Written exercise: In the material below, please retype the lines from the very first through the one with "import * as", exactly and without pictures.

—————

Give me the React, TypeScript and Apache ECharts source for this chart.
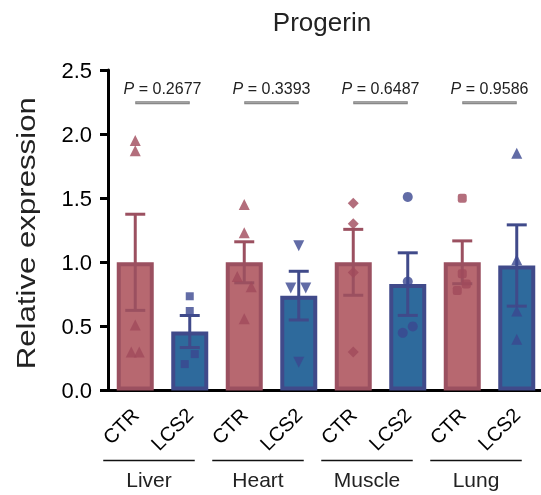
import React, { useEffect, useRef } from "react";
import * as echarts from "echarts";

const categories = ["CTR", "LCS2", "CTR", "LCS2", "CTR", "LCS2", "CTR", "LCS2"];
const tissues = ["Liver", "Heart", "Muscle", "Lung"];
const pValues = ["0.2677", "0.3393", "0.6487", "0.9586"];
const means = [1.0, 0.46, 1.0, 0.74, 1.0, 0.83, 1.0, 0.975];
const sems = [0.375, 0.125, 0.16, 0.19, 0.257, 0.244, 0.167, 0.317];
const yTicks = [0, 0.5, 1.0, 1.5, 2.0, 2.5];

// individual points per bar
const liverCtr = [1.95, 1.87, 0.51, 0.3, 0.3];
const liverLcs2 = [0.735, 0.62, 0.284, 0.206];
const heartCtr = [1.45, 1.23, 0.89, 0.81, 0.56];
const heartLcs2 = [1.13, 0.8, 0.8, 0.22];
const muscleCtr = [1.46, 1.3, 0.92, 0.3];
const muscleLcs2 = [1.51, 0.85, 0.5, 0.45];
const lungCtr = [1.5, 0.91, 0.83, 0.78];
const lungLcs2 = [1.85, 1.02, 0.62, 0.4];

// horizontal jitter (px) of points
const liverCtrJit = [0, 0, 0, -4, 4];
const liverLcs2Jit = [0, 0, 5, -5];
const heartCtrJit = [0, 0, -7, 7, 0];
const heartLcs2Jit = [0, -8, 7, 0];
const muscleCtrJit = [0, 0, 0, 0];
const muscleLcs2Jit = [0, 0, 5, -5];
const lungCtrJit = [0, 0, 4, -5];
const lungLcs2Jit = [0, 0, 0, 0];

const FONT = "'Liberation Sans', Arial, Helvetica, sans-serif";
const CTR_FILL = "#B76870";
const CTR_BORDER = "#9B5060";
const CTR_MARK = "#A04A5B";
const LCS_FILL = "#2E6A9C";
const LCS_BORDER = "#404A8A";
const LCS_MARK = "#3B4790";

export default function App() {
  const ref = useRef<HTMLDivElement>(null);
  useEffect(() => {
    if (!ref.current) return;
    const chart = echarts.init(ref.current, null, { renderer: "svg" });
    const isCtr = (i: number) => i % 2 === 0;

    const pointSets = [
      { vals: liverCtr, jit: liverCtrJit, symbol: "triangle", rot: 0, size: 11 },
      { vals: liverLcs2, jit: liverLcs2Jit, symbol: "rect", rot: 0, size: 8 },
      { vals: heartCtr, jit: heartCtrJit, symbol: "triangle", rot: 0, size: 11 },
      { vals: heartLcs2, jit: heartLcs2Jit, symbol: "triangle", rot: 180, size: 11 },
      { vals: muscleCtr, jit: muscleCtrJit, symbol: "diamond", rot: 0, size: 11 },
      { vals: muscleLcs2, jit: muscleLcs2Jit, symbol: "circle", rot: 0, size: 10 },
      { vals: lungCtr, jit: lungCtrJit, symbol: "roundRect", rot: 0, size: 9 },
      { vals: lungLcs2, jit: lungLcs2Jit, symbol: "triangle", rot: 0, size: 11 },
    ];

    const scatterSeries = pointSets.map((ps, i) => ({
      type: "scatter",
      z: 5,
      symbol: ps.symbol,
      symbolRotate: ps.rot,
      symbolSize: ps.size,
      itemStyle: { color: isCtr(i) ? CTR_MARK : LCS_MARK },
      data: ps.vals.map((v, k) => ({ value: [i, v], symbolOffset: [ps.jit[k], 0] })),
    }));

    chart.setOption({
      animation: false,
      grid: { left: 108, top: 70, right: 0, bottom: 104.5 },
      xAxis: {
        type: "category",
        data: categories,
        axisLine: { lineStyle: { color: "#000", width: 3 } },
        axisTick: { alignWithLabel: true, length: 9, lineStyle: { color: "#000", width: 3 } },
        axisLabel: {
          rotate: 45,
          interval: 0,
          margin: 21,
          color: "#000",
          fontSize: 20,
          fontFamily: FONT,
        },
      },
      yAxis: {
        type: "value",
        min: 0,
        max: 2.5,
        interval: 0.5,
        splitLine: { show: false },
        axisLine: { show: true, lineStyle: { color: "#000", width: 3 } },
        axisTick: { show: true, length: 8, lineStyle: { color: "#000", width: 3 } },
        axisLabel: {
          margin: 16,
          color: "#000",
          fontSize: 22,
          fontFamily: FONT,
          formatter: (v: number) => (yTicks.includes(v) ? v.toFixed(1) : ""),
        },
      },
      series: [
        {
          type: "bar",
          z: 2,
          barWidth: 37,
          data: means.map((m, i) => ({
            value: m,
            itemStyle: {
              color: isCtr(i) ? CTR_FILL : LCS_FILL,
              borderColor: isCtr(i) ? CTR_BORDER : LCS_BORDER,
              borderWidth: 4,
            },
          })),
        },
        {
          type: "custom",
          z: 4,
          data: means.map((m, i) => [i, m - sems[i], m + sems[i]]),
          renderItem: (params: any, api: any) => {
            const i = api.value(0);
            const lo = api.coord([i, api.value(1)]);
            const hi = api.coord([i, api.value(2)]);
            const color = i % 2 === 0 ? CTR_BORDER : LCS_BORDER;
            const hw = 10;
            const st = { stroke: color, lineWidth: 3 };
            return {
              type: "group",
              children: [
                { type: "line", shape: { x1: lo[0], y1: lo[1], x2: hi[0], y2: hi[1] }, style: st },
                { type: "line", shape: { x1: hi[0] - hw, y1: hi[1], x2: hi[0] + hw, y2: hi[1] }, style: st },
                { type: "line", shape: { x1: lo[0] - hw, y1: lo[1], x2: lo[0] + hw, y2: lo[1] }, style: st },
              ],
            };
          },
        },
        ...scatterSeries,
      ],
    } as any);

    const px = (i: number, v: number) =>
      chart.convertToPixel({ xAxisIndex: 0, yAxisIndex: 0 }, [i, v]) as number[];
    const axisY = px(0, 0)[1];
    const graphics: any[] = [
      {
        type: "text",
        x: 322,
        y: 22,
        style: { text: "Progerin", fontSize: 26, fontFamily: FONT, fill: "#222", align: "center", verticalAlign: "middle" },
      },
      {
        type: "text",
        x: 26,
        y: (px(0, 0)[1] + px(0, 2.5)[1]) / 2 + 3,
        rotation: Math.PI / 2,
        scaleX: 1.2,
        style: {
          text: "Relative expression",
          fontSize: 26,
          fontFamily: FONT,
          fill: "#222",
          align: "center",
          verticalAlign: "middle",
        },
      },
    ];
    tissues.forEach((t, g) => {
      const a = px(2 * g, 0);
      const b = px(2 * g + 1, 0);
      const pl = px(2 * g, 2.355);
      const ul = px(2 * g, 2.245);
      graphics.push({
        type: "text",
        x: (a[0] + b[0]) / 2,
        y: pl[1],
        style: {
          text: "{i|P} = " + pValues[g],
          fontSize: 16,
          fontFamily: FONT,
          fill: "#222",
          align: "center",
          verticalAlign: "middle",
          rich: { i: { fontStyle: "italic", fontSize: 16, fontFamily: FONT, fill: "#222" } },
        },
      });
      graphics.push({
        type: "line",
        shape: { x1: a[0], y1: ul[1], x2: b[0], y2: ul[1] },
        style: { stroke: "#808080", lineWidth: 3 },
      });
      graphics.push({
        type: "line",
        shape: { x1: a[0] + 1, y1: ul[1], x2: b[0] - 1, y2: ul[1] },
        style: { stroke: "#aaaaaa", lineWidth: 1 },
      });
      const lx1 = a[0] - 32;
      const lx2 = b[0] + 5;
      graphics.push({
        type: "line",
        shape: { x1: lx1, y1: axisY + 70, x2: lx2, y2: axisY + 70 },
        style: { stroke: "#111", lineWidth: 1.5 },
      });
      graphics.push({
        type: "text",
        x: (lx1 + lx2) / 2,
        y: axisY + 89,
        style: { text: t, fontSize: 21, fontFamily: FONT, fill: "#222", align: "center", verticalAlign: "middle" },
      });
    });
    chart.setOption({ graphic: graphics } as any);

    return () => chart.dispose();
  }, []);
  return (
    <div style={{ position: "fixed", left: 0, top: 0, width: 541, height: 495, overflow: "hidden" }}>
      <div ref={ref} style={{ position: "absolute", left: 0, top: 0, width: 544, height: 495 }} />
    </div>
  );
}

—————

Exercise response:
Give me the React, TypeScript and Apache ECharts source for this chart.
import React, { useEffect, useRef } from "react";
import * as echarts from "echarts";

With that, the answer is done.